Start of Data block

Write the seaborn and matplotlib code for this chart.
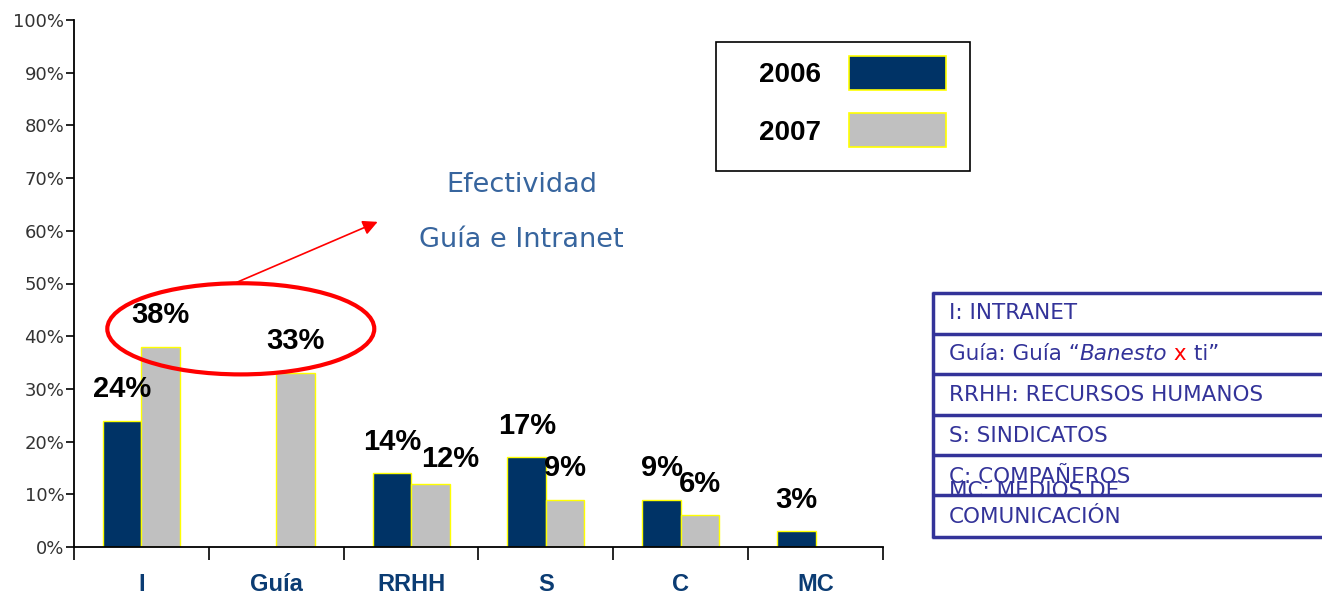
import numpy as np
import pandas as pd
import matplotlib.pyplot as plt
import seaborn as sns
from matplotlib.patches import Patch, Ellipse, Rectangle
from matplotlib.lines import Line2D
from matplotlib.ticker import FuncFormatter, FixedLocator

# data
categories = ["I", "Guía", "RRHH", "S", "C", "MC"]
years = ["2006", "2007"]
values_2006 = [24, None, 14, 17, 9, 3]
values_2007 = [38, 33, 12, 9, 6, None]
definitions = [
    "I: INTRANET",
    None,  # Guía line is drawn in pieces (italic / red x)
    "RRHH: RECURSOS HUMANOS",
    "S: SINDICATOS",
    "C: COMPAÑEROS",
]

colors = {"2006": "#003366", "2007": "#C0C0C0"}
navy = "#333399"

rows = []
for cat, v6, v7 in zip(categories, values_2006, values_2007):
    rows.append({"cat": cat, "year": "2006", "val": v6})
    rows.append({"cat": cat, "year": "2007", "val": v7})
df = pd.DataFrame(rows).dropna()

sns.set_style("white")
plt.rcParams["font.family"] = ["DejaVu Sans"]

fig = plt.figure(figsize=(13.22, 5.95), dpi=100)
ax = fig.add_axes([74 / 1322, 48 / 595, (883 - 74) / 1322, (547 - 20) / 595])

sns.barplot(data=df, x="cat", y="val", hue="year", order=categories,
            hue_order=years, palette=colors, width=0.57, edgecolor="#FFFF00",
            linewidth=1.0, legend=False, saturation=1, ax=ax)

ax.set_xlim(-0.5, 5.5)
ax.set_ylim(0, 100)
ax.set_yticks(np.arange(0, 101, 10))
ax.yaxis.set_major_formatter(FuncFormatter(lambda v, p: f"{v:.0f}%"))
ax.tick_params(axis="y", left=True, length=6, width=1.2, pad=1,
               labelsize=13, labelcolor="#333333", color="black")
ax.set_xticks(range(len(categories)))
ax.set_xticklabels(categories, fontfamily="Liberation Sans", fontweight="bold",
                   fontsize=17, color="#0B3C73")
ax.tick_params(axis="x", which="major", length=0, pad=19)
ax.xaxis.set_minor_locator(FixedLocator(np.arange(-0.5, 6, 1)))
ax.tick_params(axis="x", which="minor", bottom=True, length=9, width=1.2,
               color="black")
ax.set_xlabel("")
ax.set_ylabel("")
for side in ["top", "right"]:
    ax.spines[side].set_visible(False)
for side in ["left", "bottom"]:
    ax.spines[side].set_color("black")
    ax.spines[side].set_linewidth(1.3)

# value labels above bars
for bar in ax.patches:
    h = bar.get_height()
    if not np.isfinite(h) or h <= 0:
        continue
    xc = bar.get_x() + bar.get_width() / 2
    dy = 6
    dx = 0
    if abs(h - 12) < 0.01:
        dx, dy = 0.15, 4.7
    ax.text(xc + dx, h + dy, f"{h:.0f}%", ha="center", va="center",
            fontfamily="Liberation Sans", fontweight="bold", fontsize=21,
            color="black", clip_on=False)

# highlight ellipse and arrow
ax.add_patch(Ellipse((0.737, 41.4), 1.98, 17.3, fill=False, edgecolor="#FF0000",
                     linewidth=3, clip_on=False, zorder=5))
ax.annotate("", xy=(1.752, 61.7), xytext=(0.678, 49.9),
            arrowprops=dict(arrowstyle="-|>", color="#FF0000", lw=1.2,
                            mutation_scale=22, shrinkA=0, shrinkB=0),
            annotation_clip=False)

fig.text(522 / 1322, 1 - 185 / 595, "Efectividad", ha="center", va="center",
         fontsize=19.5, color="#37659E")
fig.text(521 / 1322, 1 - 240 / 595, "Guía e Intranet", ha="center", va="center",
         fontsize=19.5, color="#37659E")

# legend box
handles = [Patch(facecolor=colors[y], edgecolor="#FFFF00", linewidth=1.2) for y in years]
fig.add_artist(Rectangle((716 / 1322, 1 - 171 / 595), (970 - 716) / 1322,
                         (171 - 42) / 595, transform=fig.transFigure, fill=False,
                         edgecolor="black", linewidth=1.2))
fig.legend(handles, years, loc="upper right",
           bbox_to_anchor=(946 / 1322, 1 - 56 / 595), frameon=False,
           markerfirst=False, handlelength=3.5, handleheight=1.5,
           handletextpad=1.0, labelspacing=0.85, borderpad=0, borderaxespad=0,
           labelcolor="black",
           prop={"family": "Liberation Sans", "weight": "bold", "size": 20})

# definitions table on the right
row_lines = [293, 334, 374, 415, 455, 495, 537]
for y in row_lines:
    fig.add_artist(Line2D([932 / 1322, 1.0], [1 - y / 595, 1 - y / 595],
                          transform=fig.transFigure, color=navy, linewidth=2.5,
                          solid_capstyle="butt"))
fig.add_artist(Line2D([933 / 1322, 933 / 1322], [1 - 292 / 595, 1 - 538 / 595],
                      transform=fig.transFigure, color=navy, linewidth=2.5,
                      solid_capstyle="butt"))

fs_def = 15.5
text_y = [313, 354, 395, 436, 477]
tx = 949 / 1322
for txt, y in zip(definitions, text_y):
    if txt is None:
        continue
    fig.text(tx, 1 - y / 595, txt, ha="left", va="center", fontsize=fs_def,
             color=navy)
fig.text(tx, 1 - 491 / 595, "MC: MEDIOS DE", ha="left", va="center",
         fontsize=fs_def, color=navy)
fig.text(tx, 1 - 517 / 595, "COMUNICACIÓN", ha="left", va="center",
         fontsize=fs_def, color=navy)

# Guía line with italic and red x
renderer = fig.canvas.get_renderer()
pieces = [("Guía: Guía “", "normal", navy), ("Banesto", "italic", navy),
          (" x", "normal", "#FF0000"), (" ti”", "normal", navy)]
xpix = 949
for s, style, col in pieces:
    t = fig.text(xpix / 1322, 1 - 354 / 595, s, ha="left", va="center",
                 fontsize=fs_def, color=col, fontstyle=style)
    bb = t.get_window_extent(renderer)
    xpix = bb.x1

fig.savefig("out.png", dpi=100)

End of Data block

-- To be done --
Leave out the pictures. Transcribe only the lines above, from the first through the one that contains "from matplotlib.ticker import".

-- Written answer --
Write the seaborn and matplotlib code for this chart.
import numpy as np
import pandas as pd
import matplotlib.pyplot as plt
import seaborn as sns
from matplotlib.patches import Patch, Ellipse, Rectangle
from matplotlib.lines import Line2D
from matplotlib.ticker import FuncFormatter, FixedLocator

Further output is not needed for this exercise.